Shades of Black
A fortnight ago I posted an analysis article on the peculiar early winter weather systems surrounding the continent. In the article, I made a prediction on the coming fortnight of surf, noting that we'd passed the winter solstice and the typical frontal systems were yet to be seen in the Southern Ocean, while the short term outlook continued this trend.
Meanwhile, the charts were hinting at an out-of-season synoptic setup off the East Coast, supplying a run of sizable swell out of the east.
From 22nd June:
“Similar to other setups we've already seen this year, easterly trades extending out into the western Pacific Ocean should produce a prolonged easterly swell event from late next week, into the following week, biggest across south-east Queensland and northern NSW, grading smaller further south.”
While the models swayed back and forward as the event neared closer, what initially looked to be just a strong low tucked in behind the shadow of New Zealand, started to transform into a setup that would favour all locations from Queensland to Tasmania's east coast.
Most east swells of note are products of the trade wind belt, which fluctuates in strength through summer and autumn. While forecast to arrive from the same direction, this swell had an entirely different synoptic setup. And while it was rare, it wasn't entirely unheard of, though it'd been five years since we'd seen a swell created from a similar event.
Winding back to June 2016, the Black Nor'Easter storm and swell event brought huge ridable waves to the East Coast.
The catalyst for that event was a deep infeed of east-northeast winds spanning from Fiji to almost the East Coast, being gradually squeezed by a deepening zipper-like trough line running along the coast. This saw north-east winds gradually strengthen on top an active and expansive sea state, with embedded lows producing stronger burst of gale-force winds.
The swell rose rapidly and once the trough moved offshore, winds swung, cleaning up large, ruler-edged 15ft sets - occasionally even bigger - during the first day of the swell, the size then tapering through the week.
The setup responsible for the current swell is very similar in structure, though not quite as strong as the July 2016 version. Also, the 'zipper line' of troughs sat further offshore, more towards the central Tasman Sea, which reduced the fetch and subsequent size impact.
The longevity of the current swell is due to the strength of the high pressure system sitting over New Zealand, registering 1040hPa, which, at that latitude, is usually only seen in summer.
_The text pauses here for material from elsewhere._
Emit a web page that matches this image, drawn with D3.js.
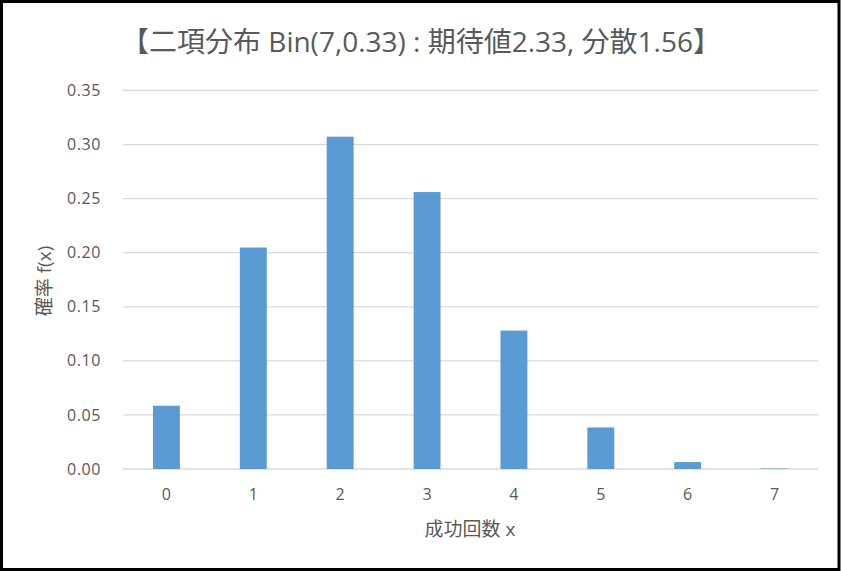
<!DOCTYPE html>
<html>
<head>
<meta charset="utf-8">
<script src="https://cdn.jsdelivr.net/npm/d3@7"></script>
<style>
  body { margin: 0; background: #fff; }
  text { font-family: "Open Sans", "Noto Sans CJK JP", sans-serif; fill: #595959; }
</style>
</head>
<body>
<div id="chart"></div>
<script>
// P(X = x) for each number of successes
const categories = ["0", "1", "2", "3", "4", "5", "6", "7"];
const probs = [0.0585, 0.2048, 0.3073, 0.2561, 0.128, 0.0384, 0.0064, 0.0005];
const yTicks = [0, 0.05, 0.1, 0.15, 0.2, 0.25, 0.3, 0.35];

const titleText = "【二項分布 Bin(7,0.33) : 期待値2.33, 分散1.56】";
const xLabel = "成功回数 x";
const yLabel = "確率 f(x)";

const width = 841;
const height = 572;
const plot = { left: 123, right: 818, top: 90.5, bottom: 469 };

const svg = d3
  .select("#chart")
  .append("svg")
  .attr("width", width)
  .attr("height", height);

svg
  .append("rect")
  .attr("x", 1.5)
  .attr("y", 1.5)
  .attr("width", width - 3.5)
  .attr("height", height - 4)
  .attr("fill", "#fff")
  .attr("stroke", "#000")
  .attr("stroke-width", 3);

const x = d3.scaleBand().domain(categories).range([plot.left, plot.right]);
const y = d3.scaleLinear().domain([0, 0.35]).range([plot.bottom, plot.top]);

// gridlines
svg
  .append("g")
  .selectAll("line")
  .data(yTicks)
  .join("line")
  .attr("x1", plot.left)
  .attr("x2", plot.right)
  .attr("y1", (d) => y(d))
  .attr("y2", (d) => y(d))
  .attr("stroke", "#d9d9d9")
  .attr("stroke-width", 1.3);

// y tick labels
svg
  .append("g")
  .selectAll("text")
  .data(yTicks)
  .join("text")
  .attr("x", 101)
  .attr("y", (d) => y(d))
  .attr("dy", "0.35em")
  .attr("text-anchor", "end")
  .style("font-size", "16px")
  .style("letter-spacing", "0.6px")
  .text((d) => d3.format(".2f")(d));

// bars
const barW = x.bandwidth() * 0.31;
svg
  .append("g")
  .selectAll("rect")
  .data(probs)
  .join("rect")
  .attr("x", (d, i) => x(categories[i]) + (x.bandwidth() - barW) / 2)
  .attr("y", (d) => y(d))
  .attr("width", barW)
  .attr("height", (d) => y(0) - y(d))
  .attr("fill", "#5b9bd5");

// x tick labels
svg
  .append("g")
  .selectAll("text")
  .data(categories)
  .join("text")
  .attr("x", (d) => x(d) + x.bandwidth() / 2)
  .attr("y", 494)
  .attr("dy", "0.35em")
  .attr("text-anchor", "middle")
  .style("font-size", "16px")
  .text((d) => d);

svg
  .append("text")
  .attr("x", 421)
  .attr("y", 42)
  .attr("dy", "0.35em")
  .attr("text-anchor", "middle")
  .style("font-size", "28px")
  .text(titleText);

svg
  .append("text")
  .attr("x", 470)
  .attr("y", 529)
  .attr("dy", "0.35em")
  .attr("text-anchor", "middle")
  .style("font-size", "19px")
  .text(xLabel);

svg
  .append("text")
  .attr("transform", "translate(44,281) rotate(-90)")
  .attr("dy", "0.35em")
  .attr("text-anchor", "middle")
  .style("font-size", "19px")
  .text(yLabel);
</script>
</body>
</html>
Combined with the cut-off low sitting further east in the South Pacific Ocean (see image below) and the zipper line to west, the high was being squeezed on both sides while seemingly held in place.
Just as the high pressure system is inching eastward, so too is the trough line. It's very slowly pushing the whole swell-generating setup further towards New Zealand, and this is the key to the longevity and quality of the swell event. While at times it overpowered some beachbreaks, it's been mostly accessible with pumping surf in the six foot range across southern NSW, bigger in select areas of northern NSW and south-east Queensland.
This satellite loop from yesterday shows the trough line (cloud east of it and clear to the west) and an embedded low pushing slowly east, towards New Zealand as the sun sets from the east.
I've posted a gallery from various sessions across the Sydney region here, but below are a few B-sides that didn't make the top twenty cut.
Comments
Interesting what the beaches (don't) handle here, this one was way better.
My arms hurt just thinking of that sweep haha.
https://www.swellnet.com/reports/forecaster-notes/south-east-queensland-...
Yeah that one's gonna come in more north-east and lower period. Love those ones as well!
On the money Craig North/East swell in the 4 to 7ft range
here since last Firday with light to moderate westerly winds!
thanks Craig, I was calling mini black-nor-easter set-up as soon as I saw the stalled N/S trough line and monster high.
thank God, it wasn't a straight redux.
this one has improved the banks.
Yep, me and my mates were also, even back maybe three weeks ago when it was toying with it a little. Had more the south-west to north-east tilt in those way early runs though.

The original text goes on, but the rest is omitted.